Knowledgeable Representatives

If a company is hiring for a particular entry level role, they’ll likely have someone currently in that position to speak about what daily life, responsibilities, and company culture look like to a new hire. They will also likely have some more senior employees to talk about what long-term value the company can offer to its employees; and oftentimes, the people coming to speak on Grounds are UVA graduates themselves.
 
By having such a wide array of employees at an information session, the company is guaranteeing that you’ll be able to have your questions answered, whether they’re about the nuances of a particular role or more general questions about the company itself. Speaking to UVA graduates can be especially helpful, as they can offer relatable and relevant advice about everything from the job itself, to what life looks like post-graduation, or how they felt transitioning from small-town Charlottesville to a new, big city. 

Information to Use in a Cover Letter 

If you are seriously considering applying to a company, attending an information session before applying can be a massive advantage. Even if the initial application doesn't require a cover letter, you can expect to be asked something along the lines of “Why X company?” in one of your interviews, so it’s best to have authentic and genuine answers prepared. While websites and job descriptions can give you a general outline of what a role looks like, hearing directly from employees why they love what they do is invaluable. 

For example, saying you want to work at a company because of the potential to work with upper management is good, but saying that you attended an information session and heard employees talk about how the company's dedication to communication and interactive learning is reflected in their trading-room style office layout and lack of individual offices for everyone, including C-Suite executives, sounds far better. Essentially, going to an information session ensures that you’ve done your research on the company and role and gives you lots of things to talk about in an interview or cover letter. 

Opportunities to Ask Questions

No matter the format of the information session you attend, the hosts will almost always ask you what questions you have at the end of the presentation. Sometimes, it can be great to ask questions that the large group can benefit from, especially if you feel that certain aspects of the role or company weren’t explained fully. However, company representatives will also often stay around once the program has ended, so that students with more niche, personal questions can ask them one-on-one. This can be a great way to introduce yourself to recruiters, show that you’ve done your research ahead of time, and ask meaningful questions that you genuinely want the answers to. 

A Sign-In Process

Although this practice isn’t universally implemented by all companies, you can often expect there to be a sign-in sheet or digital sign-in at information sessions. This is how companies track student interest; they like to see that applicants have been making the effort to show up to their information sessions, visit their booths at career fairs, etc. For this reason alone, I’d encourage students to stop by information sessions of companies that they’re thinking of applying to, even if they feel that they already understand the role and don’t have any questions about it. 
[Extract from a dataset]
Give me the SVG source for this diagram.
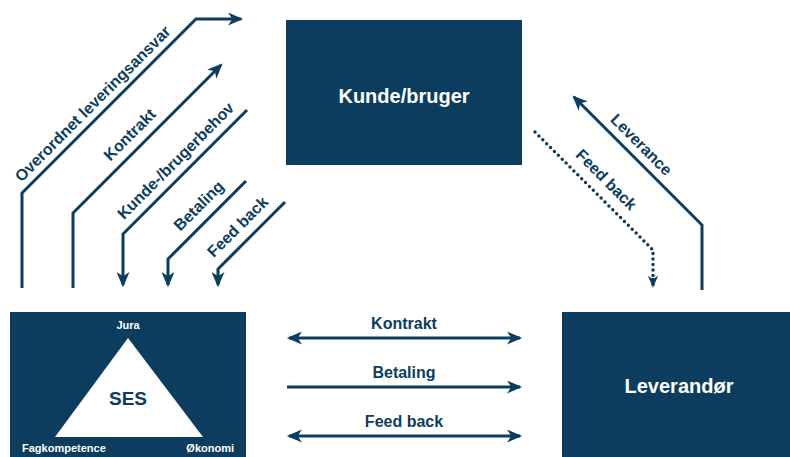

Information sessions offer a wealth of knowledge to applicants, and allow you to get to know a company on a more personal level than you ever could via a company's website. They offer the opportunity to learn more about a company or job, ask questions that you can’t find answers to online, and demonstrate your interest to recruiters. Even if you’ve already completed your application, showing up to an on-Grounds event and having face-to-face interactions with the people involved in the hiring process could mean the difference between getting an interview and having your resume placed into the “maybe” or “no” piles. So, go to the information sessions for companies that you are even remotely interested in. They could change your mind about a certain role and could introduce you to the people that can help you get a leg up in the recruiting process.